* **Task details**
Exclude any images and output the remaining records exactly.

──────

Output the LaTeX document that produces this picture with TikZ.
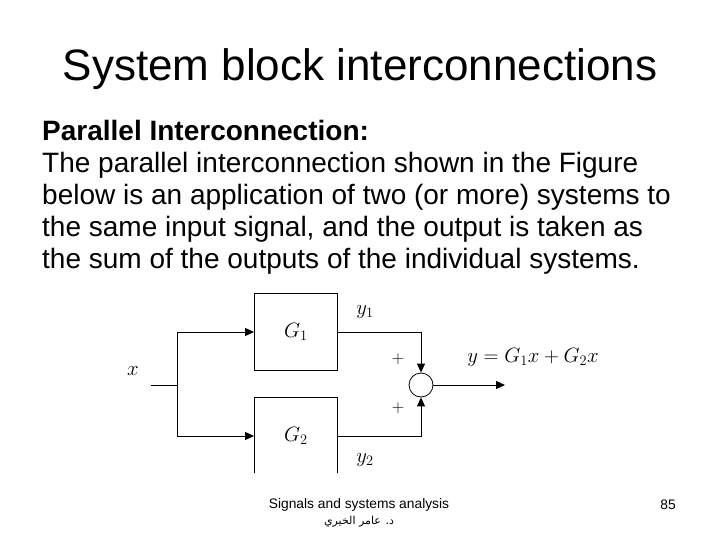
\documentclass[tikz,border=0pt]{standalone}
\usepackage{amsmath,amssymb}
\usepackage{fontspec}
\setmainfont{Liberation Sans}
\newfontfamily\arabicfont[Script=Arabic]{DejaVu Sans}
\TeXXeTstate=1
\usepackage{tikz}
\usetikzlibrary{positioning,arrows.meta,calc}

\begin{document}
\begin{tikzpicture}[x=1pt, y=-1pt,
    block/.style={draw, line width=0.9pt, minimum width=83pt, minimum height=77pt, inner sep=0pt, font=\fontsize{21}{24}\selectfont},
    sig/.style={line width=1pt, -{Triangle[length=9pt, width=8pt]}},
    lbl/.style={font=\fontsize{20}{22}\selectfont}]
  \useasboundingbox (0,0) rectangle (720,540);
  \node (title) at (360,69) {\fontsize{44}{50}\selectfont System block interconnections};
  \node[anchor=north west, inner sep=0pt, align=left, font=\fontsize{28}{32}\selectfont]
       (txt) at (42,120) {\textbf{Parallel Interconnection:}\\
       The parallel interconnection shown in the Figure\\
       below is an application of two (or more) systems to\\
       the same input signal, and the output is taken as\\
       the sum of the outputs of the individual systems.};
  % diagram
  \begin{scope}
    \clip (0,0) rectangle (720,472);
    \node[block] (g1) at (296,332) {$G_1$};
    \node[block] (g2) at (296,436) {$G_2$};
  \end{scope}
  \node[draw, circle, line width=0.8pt, minimum size=24pt, inner sep=0pt] (sum) at (421,385) {};
  \coordinate (xin) at (151,385);
  \coordinate (split) at (177,385);
  \coordinate (yout) at (505,385);
  \draw[line width=1pt] (xin) -- (split);
  \draw[sig] (split) |- (g1.west);
  \draw[sig] (split) |- (g2.west);
  \draw[sig] (g1.east) -| (sum.north);
  \draw[sig] (g2.east) -| (sum.south);
  \draw[sig] (sum.east) -- (yout);
  \node[lbl] (xl) at (133,371) {$x$};
  \node[lbl] (y1) at (365,312) {$y_1$};
  \node[lbl] (y2) at (365,460) {$y_2$};
  \node[font=\fontsize{16}{18}\selectfont] (p1) at (398,359) {$+$};
  \node[font=\fontsize{16}{18}\selectfont] (p2) at (398,408) {$+$};
  \node[font=\fontsize{21}{24}\selectfont] (yeq) at (533,357) {$y = G_1x + G_2x$};
  % footer
  \node[font=\fontsize{13.8}{15}\selectfont] (foot) at (359,505) {Signals and systems analysis};
  \node[font=\fontsize{11}{13}\arabicfont] (name) at (359,522) {\beginR د. عامر الخيري\endR};
  \node[font=\fontsize{13.8}{15}\selectfont] (page) at (668,505) {85};
\end{tikzpicture}
\end{document}
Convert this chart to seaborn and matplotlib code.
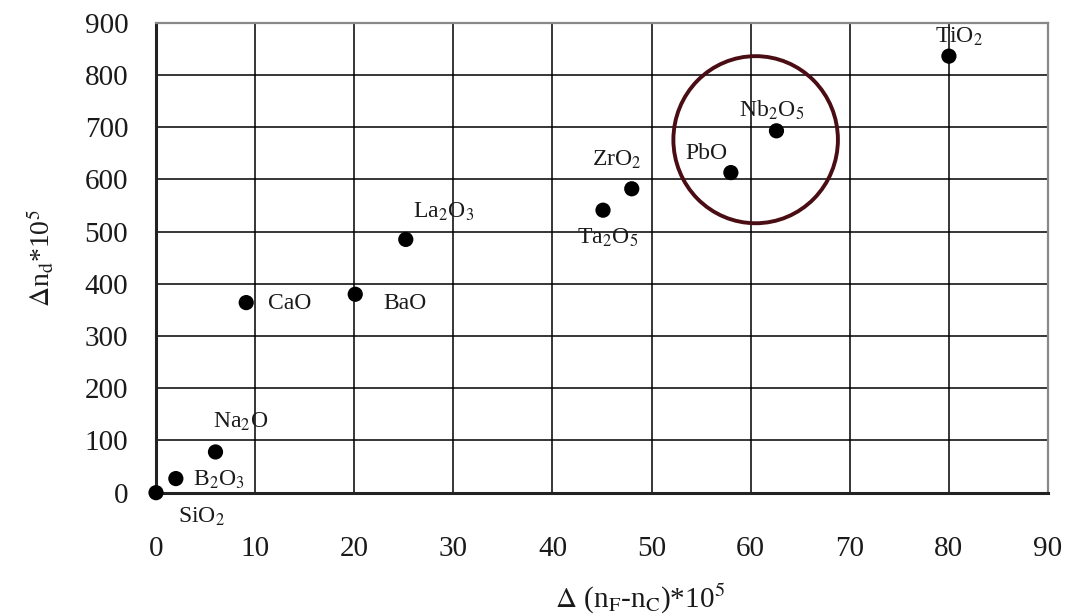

──────

* **Answer to this exercise**
Output the LaTeX document that produces this picture with TikZ.
\documentclass[tikz,border=0pt]{standalone}
\usepackage{amsmath,amssymb}
\usepackage{fontspec}
\setmainfont{Liberation Sans}
\newfontfamily\arabicfont[Script=Arabic]{DejaVu Sans}
\TeXXeTstate=1
\usepackage{tikz}
\usetikzlibrary{positioning,arrows.meta,calc}

\begin{document}
\begin{tikzpicture}[x=1pt, y=-1pt,
    block/.style={draw, line width=0.9pt, minimum width=83pt, minimum height=77pt, inner sep=0pt, font=\fontsize{21}{24}\selectfont},
    sig/.style={line width=1pt, -{Triangle[length=9pt, width=8pt]}},
    lbl/.style={font=\fontsize{20}{22}\selectfont}]
  \useasboundingbox (0,0) rectangle (720,540);
  \node (title) at (360,69) {\fontsize{44}{50}\selectfont System block interconnections};
  \node[anchor=north west, inner sep=0pt, align=left, font=\fontsize{28}{32}\selectfont]
       (txt) at (42,120) {\textbf{Parallel Interconnection:}\\
       The parallel interconnection shown in the Figure\\
       below is an application of two (or more) systems to\\
       the same input signal, and the output is taken as\\
       the sum of the outputs of the individual systems.};
  % diagram
  \begin{scope}
    \clip (0,0) rectangle (720,472);
    \node[block] (g1) at (296,332) {$G_1$};
    \node[block] (g2) at (296,436) {$G_2$};
  \end{scope}
  \node[draw, circle, line width=0.8pt, minimum size=24pt, inner sep=0pt] (sum) at (421,385) {};
  \coordinate (xin) at (151,385);
  \coordinate (split) at (177,385);
  \coordinate (yout) at (505,385);
  \draw[line width=1pt] (xin) -- (split);
  \draw[sig] (split) |- (g1.west);
  \draw[sig] (split) |- (g2.west);
  \draw[sig] (g1.east) -| (sum.north);
  \draw[sig] (g2.east) -| (sum.south);
  \draw[sig] (sum.east) -- (yout);
  \node[lbl] (xl) at (133,371) {$x$};
  \node[lbl] (y1) at (365,312) {$y_1$};
  \node[lbl] (y2) at (365,460) {$y_2$};
  \node[font=\fontsize{16}{18}\selectfont] (p1) at (398,359) {$+$};
  \node[font=\fontsize{16}{18}\selectfont] (p2) at (398,408) {$+$};
  \node[font=\fontsize{21}{24}\selectfont] (yeq) at (533,357) {$y = G_1x + G_2x$};
  % footer
  \node[font=\fontsize{13.8}{15}\selectfont] (foot) at (359,505) {Signals and systems analysis};
  \node[font=\fontsize{11}{13}\arabicfont] (name) at (359,522) {\beginR د. عامر الخيري\endR};
  \node[font=\fontsize{13.8}{15}\selectfont] (page) at (668,505) {85};
\end{tikzpicture}
\end{document}
Convert this chart to seaborn and matplotlib code.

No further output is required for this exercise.